また、作品を発送する場合は、手配できそうであればできるだけ早めに対応するといいでしょう。もちろん、手作りのものであれば、注文を受けてからすぐには発送できないかもしれません。そのような場合でも「〇月〇日ころまでにお送りできそうです」と、おおよその予定を伝えてあげましょう。

レビューへの対応にあたっての注意点
利用しているハンドメイド作品販売サービス、アプリによっては、購入者がそのハンドメイド作家に対する評価を行えるレビュー機能を実装しているものがあります。
お礼コメントを書けるようなら書く
購入者が投稿したレビューに対して、ハンドメイド作家側がお礼のコメントを書けるようであれば、一言でもいいので書いておきましょう。相手に対して「この人はしっかりと自分のコメントをチェックしてくれている」という気持ちが伝わります。相手が自分の作品に満足してくれているようなら、リピート購入にもつなげられるはずです。
明らかに根拠のない誹謗中傷なら通報する
例え副業であっても、お金をもらって作っている以上は、相手が満足するものを提供する義務がハイドメイド作家にもあります。時には厳しいコメントが付くかもしれませんが、本当のことが書いてあれば、真摯に受け止め、次に生かしましょう。
翌年に確定申告をする
ハンドメイド作品の販売で売り上げがあった場合は、確定申告をしないといけません。専業主婦の場合は、所得(収入―経費)が38万円以上の場合に必要になります。確定申告をする際の注意点をいくつか解説しておきましょう。
ハンドメイド作家の経費事情
経費として判定できるかどうかは「売上を上げるために必要と認められるかどうか」が基準になります。つまり、ハンドメイド作家の場合は「作品を作るために必要と認められる」支出であれば、経費として認められる可能性が高いです。具体的には
- 作品作りのための材料費
- 必要な道具の購入費や文房具代
- 梱包に使う資材費
- 発送時にかかる送料
- 材料を買い出しに行く際の交通費
- 参考資料として購入した書籍代
- 作品作りの打ち合わせに利用した喫茶店代
- 仕事に使うためのパソコンやプリンタ代
- 図案や型紙をコンビニで印刷する際のコピー代
などが考えられます。

開業届を出していたなら青色申告にチャレンジしてみよう
ハンドメイド作家としてスタートする際に、開業届を出すつもりなら、ついでに所得税の青色申告承認申請書も出しておきましょう。そうすれば、青色申告を行うことができます。
青色申告とは、一定の帳簿を備え付け日々の取引を記帳し、その記録にもとづいて確定申告をする制度のことです。この制度を使うと
- 最高65万円の青色申告特別控除ができる
- 損失の繰り越しができる
などのメリットがあります。
なお、青色申告を行う際は、複式簿記による帳簿付けを行い、貸借対照表や損益計算書を完成されるのが原則です。しかし、一部しか記入していない場合でも10万円の控除は受けられます。
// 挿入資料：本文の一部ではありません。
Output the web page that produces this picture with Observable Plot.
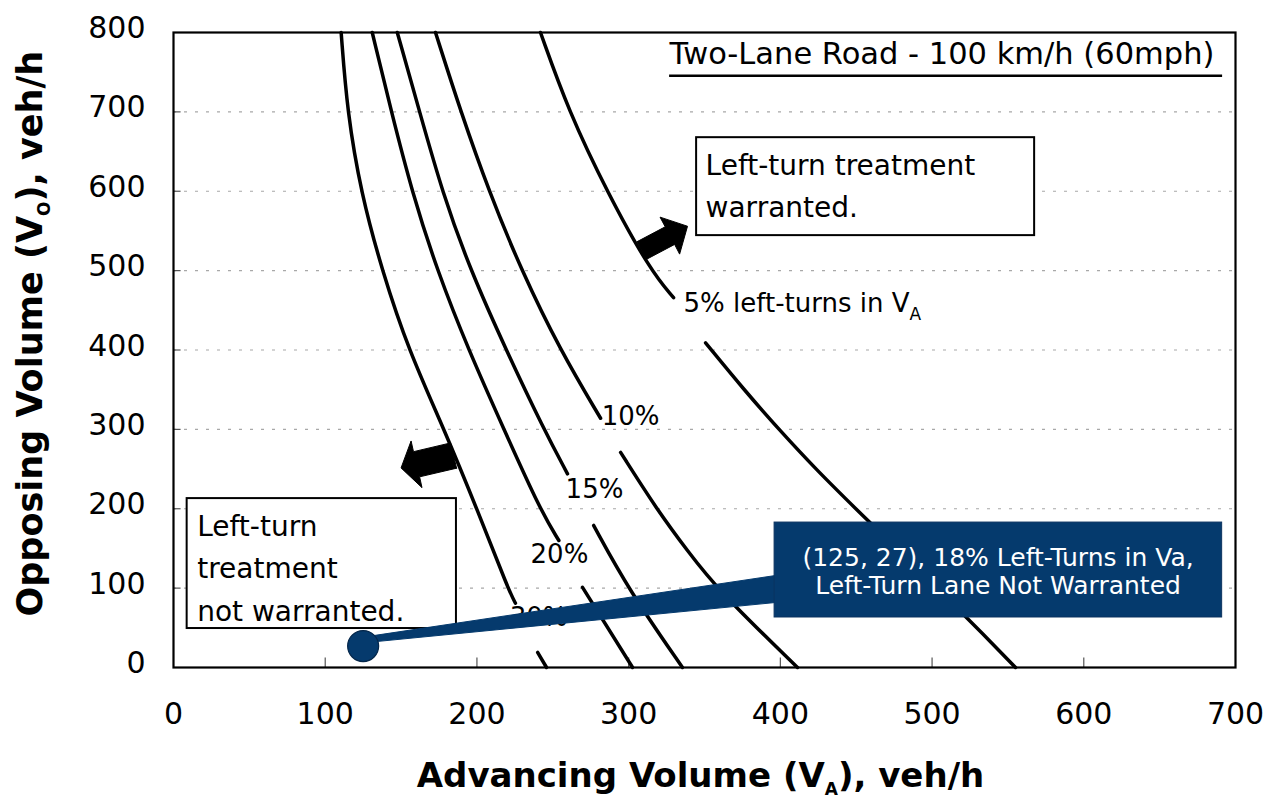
<!DOCTYPE html>
<html>
<head>
<meta charset="utf-8">
<script src="https://cdn.jsdelivr.net/npm/d3@7"></script>
<script src="https://cdn.jsdelivr.net/npm/@observablehq/plot@0.6"></script>
<style>
  body { margin: 0; background: #fff; }
  #chart { width: 1270px; height: 808px; }
</style>
</head>
<body>
<div id="chart"></div>
<script>
// ---- tick / grid values ----
const xTicks = [0, 100, 200, 300, 400, 500, 600, 700];
const yTicks = [0, 100, 200, 300, 400, 500, 600, 700, 800];
const gridLevels = [100, 200, 300, 400, 500, 600, 700];

// ---- curves (Advancing volume, Opposing volume); segments broken where labels sit ----
const curve5 = [
  [[241.9, 800], [260.4, 701], [286.1, 598], [314.4, 500], [329.6, 466]],
  [[350.7, 409], [376.0, 350], [399.0, 300], [424.3, 248], [450.7, 198], [523.2, 63], [555.0, 0]]
];
const curve10 = [
  [[172.7, 800], [189.2, 701], [208.3, 598], [229.4, 500], [255.1, 399], [281.5, 314]],
  [[294.7, 271], [319.0, 198], [338.8, 147], [358.6, 98], [411.3, 0]]
];
const curve15 = [
  [[147.5, 800], [162.1, 701], [177.3, 598], [195.8, 500], [219.5, 399], [243.9, 301], [259.7, 244]],
  [[276.9, 179], [300.0, 98], [335.5, 0]]
];
const curve20 = [
  [[131.0, 800], [143.5, 701], [157.4, 598], [173.8, 500], [194.7, 399], [217.6, 301], [241.9, 198], [254.0, 160]],
  [[269.6, 101], [302.6, 0]]
];
const curve30 = [
  [[110.5, 800], [114.5, 700], [123.7, 597], [137.5, 500], [155.1, 399], [178.2, 301], [200.4, 198], [220.8, 98], [225.4, 81]],
  [[240.0, 19], [245.9, 0]]
];
const curveNames = ["5%", "10%", "15%", "20%", "30%"];
const curveSets = [curve5, curve10, curve15, curve20, curve30];

// ---- curve labels ----
const pctLabels = ["10%", "15%", "20%", "30%"];
const pctLabelX = [301.3, 277.5, 254.4, 240.6];
const pctLabelY = [316, 224, 142, 63];
const fivePctLabel = "5% left-turns in V_A";
const fivePctPos = [336.2, 458];

// ---- annotation boxes ----
const warrantedText = "Left-turn treatment\nwarranted.";
const warrantedBox = [344.8, 567.6, 544.1, 667.5];   // x1, x2, y1, y2
const warrantedTextPos = [350.7, 658.5];
const notWarrantedText = "Left-turn\ntreatment\nnot warranted.";
const notWarrantedBox = [9.0, 186.5, 49.1, 212.8];
const notWarrantedTextPos = [15.6, 204];

// ---- title ----
const titleText = "Two-Lane Road - 100 km/h (60mph)";
const titlePos = [327, 773];
const titleUnderline = [327, 691.5, 745.6];           // x1, x2, y

// ---- block arrows (polygons) ----
const arrowRight = [[311.6, 514.1], [330.3, 533.0], [333.6, 520.8], [338.8, 555.9], [320.7, 567.4], [324.1, 555.2], [305.4, 536.3], [311.6, 514.1]];
const arrowLeft = [[186.6, 251.1], [162.2, 240.2], [163.8, 226.6], [150.0, 251.4], [156.6, 285.4], [158.2, 271.9], [182.6, 282.9], [186.6, 251.1]];

// ---- callout ----
const calloutPoint = [125, 27];
const calloutBox = [396.2, 691.2, 63, 182.6];
const calloutWedge = [[125.2, 38.3], [396.8, 115.9], [396.8, 81.9], [125.2, 31.1], [125.2, 38.3]];
const calloutText = "(125, 27), 18% Left-Turns in Va,\nLeft-Turn Lane Not Warranted";
const calloutTextPos = [543.5, 122];

// ---- axis labels ----
const xLabel = "Advancing Volume (V_A), veh/h";
const yLabel = "Opposing Volume (V_O), veh/h";
const yLabelPos = [-94.3, 420.6];

const navy = "#053a6d";

// build line table
const curveRows = [];
curveSets.forEach((segs, ci) => {
  segs.forEach((seg, si) => {
    seg.forEach(([x, y]) => curveRows.push({x, y, id: curveNames[ci] + "-" + si}));
  });
});
const pctRows = pctLabels.map((t, i) => ({text: t, x: pctLabelX[i], y: pctLabelY[i]}));
const toPts = a => a.map(([x, y]) => ({x, y}));

const chart = Plot.plot({
  width: 1270,
  height: 808,
  marginLeft: 173,
  marginRight: 35,
  marginTop: 32,
  marginBottom: 141,
  style: {fontFamily: "DejaVu Sans", fontSize: "28px", color: "black", background: "white"},
  x: {domain: [0, 700]},
  y: {domain: [0, 800]},
  marks: [
    Plot.ruleY(gridLevels, {stroke: "#a8a8a8", strokeDasharray: "3,8", strokeWidth: 1.2}),
    Plot.ruleX(xTicks.slice(1, -1), {y1: 0, y2: 12, stroke: "#555", strokeWidth: 1.2}),
    Plot.ruleY(gridLevels, {x1: 0, x2: 5, stroke: "#555", strokeWidth: 1.2}),
    Plot.frame({stroke: "black", strokeWidth: 2.2}),
    Plot.line(curveRows, {x: "x", y: "y", z: "id", stroke: "black", strokeWidth: 3.5, curve: "basis"}),
    Plot.text(pctRows, {x: "x", y: "y", text: "text", fontSize: 26}),
    Plot.text([fivePctLabel], {x: () => fivePctPos[0], y: () => fivePctPos[1], text: d => d, textAnchor: "start", fontSize: 26}),
    // boxes
    Plot.rect([warrantedBox], {x1: d => d[0], x2: d => d[1], y1: d => d[2], y2: d => d[3], fill: "white", stroke: "black", strokeWidth: 2}),
    Plot.text([warrantedText], {x: () => warrantedTextPos[0], y: () => warrantedTextPos[1], text: d => d, textAnchor: "start", lineAnchor: "top", lineHeight: 1.5, fontSize: 28}),
    Plot.rect([notWarrantedBox], {x1: d => d[0], x2: d => d[1], y1: d => d[2], y2: d => d[3], fill: "white", stroke: "black", strokeWidth: 2}),
    Plot.text([notWarrantedText], {x: () => notWarrantedTextPos[0], y: () => notWarrantedTextPos[1], text: d => d, textAnchor: "start", lineAnchor: "top", lineHeight: 1.52, fontSize: 28}),
    // title
    Plot.text([titleText], {x: () => titlePos[0], y: () => titlePos[1], text: d => d, textAnchor: "start", fontSize: 30.5}),
    Plot.ruleY([titleUnderline], {x1: d => d[0], x2: d => d[1], y: d => d[2], stroke: "black", strokeWidth: 2.5}),
    // arrows
    Plot.line(toPts(arrowRight), {x: "x", y: "y", fill: "black", stroke: "black", strokeWidth: 1}),
    Plot.line(toPts(arrowLeft), {x: "x", y: "y", fill: "black", stroke: "black", strokeWidth: 1}),
    // callout
    Plot.line(toPts(calloutWedge), {x: "x", y: "y", fill: navy, stroke: navy, strokeWidth: 1}),
    Plot.rect([calloutBox], {x1: d => d[0], x2: d => d[1], y1: d => d[2], y2: d => d[3], fill: navy, stroke: "#0b3360", strokeWidth: 1}),
    Plot.dot([calloutPoint], {x: d => d[0], y: d => d[1], r: 15.5, fill: navy, stroke: "#04264a", strokeWidth: 1.2}),
    Plot.text([calloutText], {x: () => calloutTextPos[0], y: () => calloutTextPos[1], text: d => d, fill: "white", fontSize: 25, lineHeight: 1.12}),
    // axes
    Plot.axisX({ticks: xTicks, tickSize: 0, tickPadding: 35, fontSize: 30, label: null}),
    Plot.axisY({ticks: yTicks, tickSize: 0, tickPadding: 28, fontSize: 30, dy: -4, label: null}),
    Plot.text([xLabel], {frameAnchor: "bottom", text: d => d, dx: -4, dy: 119, fontSize: 34, fontWeight: "bold"}),
    Plot.text([yLabel], {x: () => yLabelPos[0], y: () => yLabelPos[1], text: d => d, rotate: -90, fontSize: 35, fontWeight: "bold"})
  ]
});

// subscripts (V_A, V_O)
chart.querySelectorAll("text").forEach(t => {
  const els = t.querySelector("tspan") ? Array.from(t.querySelectorAll("tspan")) : [t];
  els.forEach(el => {
    const m = el.textContent.match(/^(.*)_(\w)(.*)$/);
    if (!m) return;
    const fs = parseFloat(getComputedStyle(t).fontSize) || 28;
    const shift = Math.round(fs * 0.28);
    const ns = "http://www.w3.org/2000/svg";
    el.textContent = "";
    el.appendChild(document.createTextNode(m[1]));
    const sub = document.createElementNS(ns, "tspan");
    sub.setAttribute("dy", shift);
    sub.setAttribute("font-size", Math.round(fs * 0.62));
    sub.textContent = m[2];
    el.appendChild(sub);
    if (m[3]) {
      const rest = document.createElementNS(ns, "tspan");
      rest.setAttribute("dy", -shift);
      rest.textContent = m[3];
      el.appendChild(rest);
    }
  });
});

document.getElementById("chart").appendChild(chart);
</script>
</body>
</html>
項目/申告の種類 | 白色申告 | 青色申告 | |
---|---|---|---|
控除 | なし | 10万円 | 65万円 |
帳簿付け | 単式簿記 | 単式簿記 | 複式簿記 |
決算書の作成 | 収支内訳書 | 貸借対照表・損益計算書(一部未記入可) | 貸借対照表・損益計算書(一部未記入可) |
赤字の処理 | なし | あり |
確かに、従来のように手書きで帳簿を付ける場合は、ある程度簿記の基本を理解し、適切な処理をできる人でないと、期限内に処理が終わらなかったかもしれません。しかし、今では無料もしくは月額利用料の安い会計ソフトを使えば、必要事項を画面の指示に従って入力していくだけで複式簿記の帳簿を完成させることができます。
確定申告は期限通りに終わらせるのが基本
最後に、確定申告をするにあたって、非常に大事なことを1つ伝えておきましょう。確定申告は、翌年の2月16日から3月15日(当日が土日休日の場合は、その翌日)までに行わないといけません。万が一、期限に遅れてしまった場合は
- 延滞税:支払いが遅れたことに対するペナルティ
- 無申告加算税:本来は申告すべきなのにしなかったことに対するペナルティ
などが課されるので、注意してください。